▼▼▼

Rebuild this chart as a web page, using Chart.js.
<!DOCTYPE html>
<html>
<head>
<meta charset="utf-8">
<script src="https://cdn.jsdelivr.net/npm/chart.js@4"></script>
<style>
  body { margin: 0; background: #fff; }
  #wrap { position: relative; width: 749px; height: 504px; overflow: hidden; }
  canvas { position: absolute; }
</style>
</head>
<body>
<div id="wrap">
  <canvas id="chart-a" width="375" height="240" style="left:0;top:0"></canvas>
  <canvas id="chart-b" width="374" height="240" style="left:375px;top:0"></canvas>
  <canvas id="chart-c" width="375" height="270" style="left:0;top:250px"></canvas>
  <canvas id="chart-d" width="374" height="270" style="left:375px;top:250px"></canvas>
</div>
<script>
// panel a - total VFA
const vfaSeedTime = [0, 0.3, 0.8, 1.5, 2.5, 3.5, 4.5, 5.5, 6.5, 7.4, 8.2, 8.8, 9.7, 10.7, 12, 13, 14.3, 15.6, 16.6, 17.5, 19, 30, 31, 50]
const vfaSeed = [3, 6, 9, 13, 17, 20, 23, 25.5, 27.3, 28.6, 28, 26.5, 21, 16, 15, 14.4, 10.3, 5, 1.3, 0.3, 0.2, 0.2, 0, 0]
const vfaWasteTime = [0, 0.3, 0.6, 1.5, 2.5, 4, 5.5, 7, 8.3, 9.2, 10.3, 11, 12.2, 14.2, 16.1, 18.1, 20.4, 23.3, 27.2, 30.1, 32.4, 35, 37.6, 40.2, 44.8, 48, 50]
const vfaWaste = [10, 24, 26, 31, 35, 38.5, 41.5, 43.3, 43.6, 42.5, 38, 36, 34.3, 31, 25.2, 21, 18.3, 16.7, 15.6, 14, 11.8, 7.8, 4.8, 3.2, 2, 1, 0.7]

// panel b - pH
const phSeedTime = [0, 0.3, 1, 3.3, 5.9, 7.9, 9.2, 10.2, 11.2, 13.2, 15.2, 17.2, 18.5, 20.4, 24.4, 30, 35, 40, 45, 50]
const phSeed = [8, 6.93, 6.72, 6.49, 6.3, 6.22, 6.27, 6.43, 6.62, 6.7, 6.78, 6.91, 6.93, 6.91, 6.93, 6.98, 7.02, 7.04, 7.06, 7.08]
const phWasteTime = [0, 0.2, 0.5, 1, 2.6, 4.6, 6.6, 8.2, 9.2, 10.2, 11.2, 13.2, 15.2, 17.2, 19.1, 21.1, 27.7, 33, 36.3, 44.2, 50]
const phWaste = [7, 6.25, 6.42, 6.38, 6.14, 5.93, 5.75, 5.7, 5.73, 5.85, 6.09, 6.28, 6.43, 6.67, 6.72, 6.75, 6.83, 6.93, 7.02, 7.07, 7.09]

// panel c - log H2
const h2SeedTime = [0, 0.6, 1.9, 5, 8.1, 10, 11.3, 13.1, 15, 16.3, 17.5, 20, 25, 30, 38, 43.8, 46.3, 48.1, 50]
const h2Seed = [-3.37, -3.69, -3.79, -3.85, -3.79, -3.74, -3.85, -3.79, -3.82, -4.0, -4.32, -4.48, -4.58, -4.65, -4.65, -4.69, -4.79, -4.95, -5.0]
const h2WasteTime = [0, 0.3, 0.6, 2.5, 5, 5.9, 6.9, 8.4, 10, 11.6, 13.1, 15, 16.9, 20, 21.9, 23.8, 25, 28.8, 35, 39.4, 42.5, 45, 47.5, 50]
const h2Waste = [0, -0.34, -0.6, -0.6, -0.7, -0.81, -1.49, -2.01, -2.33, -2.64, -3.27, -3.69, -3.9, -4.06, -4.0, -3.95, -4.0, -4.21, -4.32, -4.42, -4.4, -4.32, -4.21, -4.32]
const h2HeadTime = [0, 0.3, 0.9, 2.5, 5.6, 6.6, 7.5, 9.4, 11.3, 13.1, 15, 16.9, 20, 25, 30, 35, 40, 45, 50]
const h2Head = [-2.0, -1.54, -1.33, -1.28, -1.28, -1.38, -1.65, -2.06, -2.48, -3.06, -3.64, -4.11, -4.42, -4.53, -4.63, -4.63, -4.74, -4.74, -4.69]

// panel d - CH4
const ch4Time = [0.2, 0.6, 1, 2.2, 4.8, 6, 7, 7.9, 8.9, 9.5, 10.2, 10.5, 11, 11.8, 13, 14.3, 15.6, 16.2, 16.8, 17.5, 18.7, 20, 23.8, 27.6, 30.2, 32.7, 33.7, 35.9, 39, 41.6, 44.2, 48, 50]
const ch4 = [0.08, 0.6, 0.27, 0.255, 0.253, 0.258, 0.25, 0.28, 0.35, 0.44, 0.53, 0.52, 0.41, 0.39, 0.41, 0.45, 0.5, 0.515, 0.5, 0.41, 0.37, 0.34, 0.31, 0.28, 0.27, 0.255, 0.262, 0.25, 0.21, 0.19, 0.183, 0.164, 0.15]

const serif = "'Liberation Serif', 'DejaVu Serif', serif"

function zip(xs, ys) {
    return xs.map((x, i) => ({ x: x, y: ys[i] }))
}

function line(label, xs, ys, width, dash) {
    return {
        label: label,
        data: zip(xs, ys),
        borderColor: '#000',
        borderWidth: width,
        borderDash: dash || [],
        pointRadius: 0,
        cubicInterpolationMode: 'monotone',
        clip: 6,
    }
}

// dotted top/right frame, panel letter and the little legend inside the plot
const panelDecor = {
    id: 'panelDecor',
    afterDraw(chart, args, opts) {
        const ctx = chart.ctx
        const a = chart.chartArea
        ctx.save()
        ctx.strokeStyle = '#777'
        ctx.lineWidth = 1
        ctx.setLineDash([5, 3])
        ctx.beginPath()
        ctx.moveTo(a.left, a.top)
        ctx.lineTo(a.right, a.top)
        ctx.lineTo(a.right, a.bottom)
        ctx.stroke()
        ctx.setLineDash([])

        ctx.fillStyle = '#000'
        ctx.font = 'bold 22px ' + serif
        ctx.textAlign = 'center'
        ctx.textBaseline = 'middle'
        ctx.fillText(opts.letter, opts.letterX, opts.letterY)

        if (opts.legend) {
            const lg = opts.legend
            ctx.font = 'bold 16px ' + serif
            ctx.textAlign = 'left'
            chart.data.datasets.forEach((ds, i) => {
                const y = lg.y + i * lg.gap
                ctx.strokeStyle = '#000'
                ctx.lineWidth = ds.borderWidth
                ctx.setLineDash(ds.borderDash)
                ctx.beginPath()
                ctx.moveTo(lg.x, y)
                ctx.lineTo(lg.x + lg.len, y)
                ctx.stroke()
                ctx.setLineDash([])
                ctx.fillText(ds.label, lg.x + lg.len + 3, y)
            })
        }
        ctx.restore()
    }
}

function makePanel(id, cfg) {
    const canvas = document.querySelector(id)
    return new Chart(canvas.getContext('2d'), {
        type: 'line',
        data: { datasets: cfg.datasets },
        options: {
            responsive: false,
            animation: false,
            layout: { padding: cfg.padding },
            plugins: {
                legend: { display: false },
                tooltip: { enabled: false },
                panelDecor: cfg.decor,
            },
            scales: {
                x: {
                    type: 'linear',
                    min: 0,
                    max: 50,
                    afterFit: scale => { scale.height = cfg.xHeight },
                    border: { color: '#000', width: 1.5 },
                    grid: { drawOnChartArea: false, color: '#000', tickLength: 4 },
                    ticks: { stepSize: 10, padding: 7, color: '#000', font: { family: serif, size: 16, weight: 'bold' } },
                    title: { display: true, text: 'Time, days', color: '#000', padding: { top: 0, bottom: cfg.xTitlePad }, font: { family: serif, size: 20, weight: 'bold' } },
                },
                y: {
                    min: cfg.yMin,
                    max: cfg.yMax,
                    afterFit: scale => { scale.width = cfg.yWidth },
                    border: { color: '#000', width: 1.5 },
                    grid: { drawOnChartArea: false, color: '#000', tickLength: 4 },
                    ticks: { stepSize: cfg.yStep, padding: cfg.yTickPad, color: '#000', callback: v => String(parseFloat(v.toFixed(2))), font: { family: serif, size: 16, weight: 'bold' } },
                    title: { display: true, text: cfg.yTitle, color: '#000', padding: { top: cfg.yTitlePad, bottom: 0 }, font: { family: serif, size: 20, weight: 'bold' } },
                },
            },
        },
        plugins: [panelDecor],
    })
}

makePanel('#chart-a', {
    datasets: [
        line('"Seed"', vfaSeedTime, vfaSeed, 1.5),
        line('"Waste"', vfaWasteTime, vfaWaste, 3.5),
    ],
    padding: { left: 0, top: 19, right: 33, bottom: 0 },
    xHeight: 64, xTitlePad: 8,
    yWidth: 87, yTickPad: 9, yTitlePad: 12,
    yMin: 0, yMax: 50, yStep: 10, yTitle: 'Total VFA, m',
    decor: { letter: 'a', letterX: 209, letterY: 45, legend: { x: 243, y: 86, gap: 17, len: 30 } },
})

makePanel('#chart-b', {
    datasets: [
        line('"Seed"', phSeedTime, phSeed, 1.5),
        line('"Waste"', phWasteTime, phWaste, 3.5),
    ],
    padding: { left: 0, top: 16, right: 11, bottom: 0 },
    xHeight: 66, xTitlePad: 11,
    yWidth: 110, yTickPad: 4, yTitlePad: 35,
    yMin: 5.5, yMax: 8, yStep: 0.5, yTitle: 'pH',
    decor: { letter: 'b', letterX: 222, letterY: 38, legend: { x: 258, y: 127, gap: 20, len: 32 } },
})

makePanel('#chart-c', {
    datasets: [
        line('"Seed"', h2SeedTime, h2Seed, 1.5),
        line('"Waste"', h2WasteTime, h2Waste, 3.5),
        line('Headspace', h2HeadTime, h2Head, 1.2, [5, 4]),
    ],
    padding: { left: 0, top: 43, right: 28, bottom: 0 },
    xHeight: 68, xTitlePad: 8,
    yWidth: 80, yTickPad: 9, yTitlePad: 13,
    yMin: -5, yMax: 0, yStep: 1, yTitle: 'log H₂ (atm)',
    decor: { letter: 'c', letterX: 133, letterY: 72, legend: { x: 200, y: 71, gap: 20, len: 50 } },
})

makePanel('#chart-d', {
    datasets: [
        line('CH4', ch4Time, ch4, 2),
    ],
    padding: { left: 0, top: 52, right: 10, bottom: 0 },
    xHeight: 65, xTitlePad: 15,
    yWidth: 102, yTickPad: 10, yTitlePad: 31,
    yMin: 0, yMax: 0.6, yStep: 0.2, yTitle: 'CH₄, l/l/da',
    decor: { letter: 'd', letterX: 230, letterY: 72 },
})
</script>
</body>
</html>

▲▲▲
▼▼▼

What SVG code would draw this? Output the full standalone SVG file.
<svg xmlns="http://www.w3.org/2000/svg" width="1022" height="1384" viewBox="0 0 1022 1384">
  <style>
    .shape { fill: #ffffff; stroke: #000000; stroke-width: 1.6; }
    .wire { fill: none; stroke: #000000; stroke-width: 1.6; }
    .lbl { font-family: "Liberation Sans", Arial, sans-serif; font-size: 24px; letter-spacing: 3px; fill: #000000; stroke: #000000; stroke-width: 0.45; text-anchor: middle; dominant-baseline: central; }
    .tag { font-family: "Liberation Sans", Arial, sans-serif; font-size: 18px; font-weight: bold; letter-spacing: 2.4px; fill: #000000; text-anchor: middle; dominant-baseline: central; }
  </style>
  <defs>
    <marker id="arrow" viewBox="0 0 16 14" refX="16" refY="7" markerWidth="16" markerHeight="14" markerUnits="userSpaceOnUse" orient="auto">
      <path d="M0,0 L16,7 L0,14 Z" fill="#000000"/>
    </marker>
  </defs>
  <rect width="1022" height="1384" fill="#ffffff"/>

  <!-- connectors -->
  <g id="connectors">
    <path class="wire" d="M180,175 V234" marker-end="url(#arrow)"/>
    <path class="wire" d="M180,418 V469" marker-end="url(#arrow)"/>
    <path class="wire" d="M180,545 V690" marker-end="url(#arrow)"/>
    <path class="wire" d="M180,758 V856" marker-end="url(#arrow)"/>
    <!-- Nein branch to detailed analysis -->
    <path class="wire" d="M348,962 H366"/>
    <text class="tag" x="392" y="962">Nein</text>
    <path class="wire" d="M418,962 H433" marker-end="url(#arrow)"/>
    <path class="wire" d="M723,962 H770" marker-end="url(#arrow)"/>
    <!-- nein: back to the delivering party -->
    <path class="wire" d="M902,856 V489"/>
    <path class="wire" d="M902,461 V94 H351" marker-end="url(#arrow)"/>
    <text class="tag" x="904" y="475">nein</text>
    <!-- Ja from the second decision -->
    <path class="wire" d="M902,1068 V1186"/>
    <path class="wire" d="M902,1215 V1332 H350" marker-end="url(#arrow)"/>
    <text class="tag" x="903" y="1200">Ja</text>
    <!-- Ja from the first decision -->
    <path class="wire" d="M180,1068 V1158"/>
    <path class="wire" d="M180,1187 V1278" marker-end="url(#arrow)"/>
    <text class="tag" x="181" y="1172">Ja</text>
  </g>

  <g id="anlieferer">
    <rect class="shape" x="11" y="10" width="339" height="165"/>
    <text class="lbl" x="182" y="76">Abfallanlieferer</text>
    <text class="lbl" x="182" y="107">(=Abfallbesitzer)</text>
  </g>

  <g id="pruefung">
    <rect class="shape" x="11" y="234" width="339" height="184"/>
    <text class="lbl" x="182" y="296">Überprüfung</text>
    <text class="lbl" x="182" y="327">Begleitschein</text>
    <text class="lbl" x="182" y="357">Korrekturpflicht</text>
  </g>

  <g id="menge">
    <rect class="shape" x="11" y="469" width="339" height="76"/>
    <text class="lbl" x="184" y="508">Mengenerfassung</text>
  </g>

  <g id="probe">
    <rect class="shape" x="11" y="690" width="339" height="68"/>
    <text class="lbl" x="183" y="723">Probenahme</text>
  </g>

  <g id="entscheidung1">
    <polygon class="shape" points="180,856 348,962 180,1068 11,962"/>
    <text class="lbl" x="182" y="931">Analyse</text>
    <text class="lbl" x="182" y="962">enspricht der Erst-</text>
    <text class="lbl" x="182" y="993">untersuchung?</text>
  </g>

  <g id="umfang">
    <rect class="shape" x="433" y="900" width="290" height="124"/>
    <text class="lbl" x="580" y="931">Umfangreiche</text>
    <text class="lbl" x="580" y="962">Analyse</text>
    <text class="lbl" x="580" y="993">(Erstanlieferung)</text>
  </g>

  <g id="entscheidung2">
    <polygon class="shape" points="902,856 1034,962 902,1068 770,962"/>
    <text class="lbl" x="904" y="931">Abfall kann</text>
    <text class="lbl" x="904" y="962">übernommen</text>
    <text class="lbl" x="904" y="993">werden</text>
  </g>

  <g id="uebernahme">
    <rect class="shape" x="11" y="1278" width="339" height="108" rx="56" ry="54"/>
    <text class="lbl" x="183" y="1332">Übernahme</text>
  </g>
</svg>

▲▲▲
▼▼▼

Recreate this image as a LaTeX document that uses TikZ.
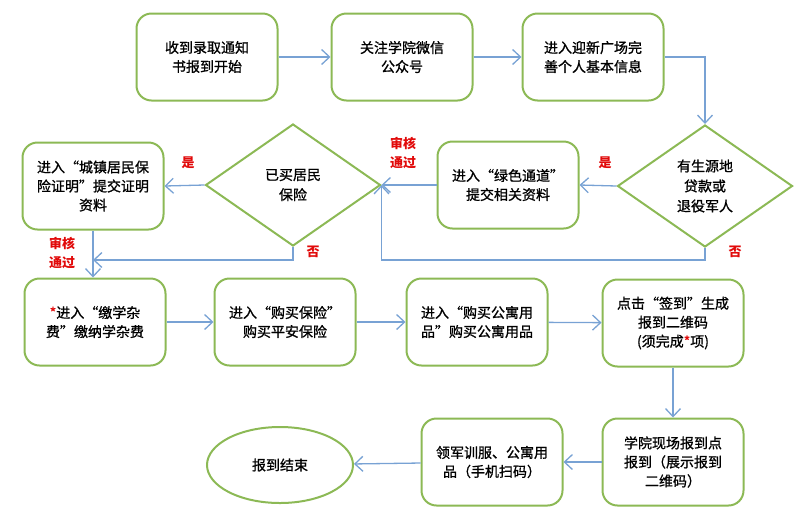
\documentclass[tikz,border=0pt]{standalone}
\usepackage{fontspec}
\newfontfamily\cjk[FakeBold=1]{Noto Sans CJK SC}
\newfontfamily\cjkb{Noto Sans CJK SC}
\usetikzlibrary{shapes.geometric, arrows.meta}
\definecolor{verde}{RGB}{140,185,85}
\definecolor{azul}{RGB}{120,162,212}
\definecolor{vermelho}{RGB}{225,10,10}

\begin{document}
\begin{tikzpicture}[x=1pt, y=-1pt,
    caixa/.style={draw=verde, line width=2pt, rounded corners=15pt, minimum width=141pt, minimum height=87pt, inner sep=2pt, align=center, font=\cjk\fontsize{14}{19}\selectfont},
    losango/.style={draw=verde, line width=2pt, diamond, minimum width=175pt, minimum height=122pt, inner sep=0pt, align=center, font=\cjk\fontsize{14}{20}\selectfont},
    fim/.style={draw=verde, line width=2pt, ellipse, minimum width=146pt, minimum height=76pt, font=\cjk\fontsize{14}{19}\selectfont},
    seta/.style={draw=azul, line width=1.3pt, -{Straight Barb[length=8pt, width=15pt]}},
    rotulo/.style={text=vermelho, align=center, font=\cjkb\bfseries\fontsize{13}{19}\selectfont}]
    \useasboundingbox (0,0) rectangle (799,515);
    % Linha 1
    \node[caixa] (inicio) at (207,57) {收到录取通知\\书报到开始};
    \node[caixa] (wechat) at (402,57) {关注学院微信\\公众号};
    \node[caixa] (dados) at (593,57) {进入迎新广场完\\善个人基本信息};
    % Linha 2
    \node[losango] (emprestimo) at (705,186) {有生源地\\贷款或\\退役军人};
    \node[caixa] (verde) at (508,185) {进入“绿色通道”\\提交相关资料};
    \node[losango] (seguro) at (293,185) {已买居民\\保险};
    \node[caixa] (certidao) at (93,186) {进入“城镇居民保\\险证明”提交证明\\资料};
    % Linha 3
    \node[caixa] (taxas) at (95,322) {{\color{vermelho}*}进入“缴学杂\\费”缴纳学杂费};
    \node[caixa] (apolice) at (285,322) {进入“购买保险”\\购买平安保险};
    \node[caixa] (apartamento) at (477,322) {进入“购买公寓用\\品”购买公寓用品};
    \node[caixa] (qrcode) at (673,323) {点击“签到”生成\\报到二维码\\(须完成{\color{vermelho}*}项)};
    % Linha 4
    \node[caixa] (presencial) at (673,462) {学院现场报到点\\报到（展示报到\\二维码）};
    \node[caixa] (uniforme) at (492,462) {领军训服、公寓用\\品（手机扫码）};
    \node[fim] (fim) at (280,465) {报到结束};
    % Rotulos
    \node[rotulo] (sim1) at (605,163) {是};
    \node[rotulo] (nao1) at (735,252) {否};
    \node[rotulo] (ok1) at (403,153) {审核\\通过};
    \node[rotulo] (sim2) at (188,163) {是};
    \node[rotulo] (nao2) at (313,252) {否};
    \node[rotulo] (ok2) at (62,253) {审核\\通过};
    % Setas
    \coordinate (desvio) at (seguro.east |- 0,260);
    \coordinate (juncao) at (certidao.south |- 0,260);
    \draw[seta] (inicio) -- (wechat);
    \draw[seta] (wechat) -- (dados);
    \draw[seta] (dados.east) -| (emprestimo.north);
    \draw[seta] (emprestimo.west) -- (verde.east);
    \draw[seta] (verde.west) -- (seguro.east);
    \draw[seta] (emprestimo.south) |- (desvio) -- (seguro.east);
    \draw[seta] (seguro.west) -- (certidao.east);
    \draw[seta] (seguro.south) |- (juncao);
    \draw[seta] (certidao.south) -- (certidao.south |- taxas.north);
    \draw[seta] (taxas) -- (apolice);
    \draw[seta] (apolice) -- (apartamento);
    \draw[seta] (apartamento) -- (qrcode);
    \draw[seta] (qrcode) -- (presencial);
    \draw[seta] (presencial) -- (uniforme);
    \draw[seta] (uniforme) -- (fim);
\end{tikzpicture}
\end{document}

▲▲▲

-- Instructions to follow --
Pick each line holding the word "this" out of the listing.

-- Task response --
Rebuild this chart as a web page, using Chart.js.
What SVG code would draw this? Output the full standalone SVG file.
Recreate this image as a LaTeX document that uses TikZ.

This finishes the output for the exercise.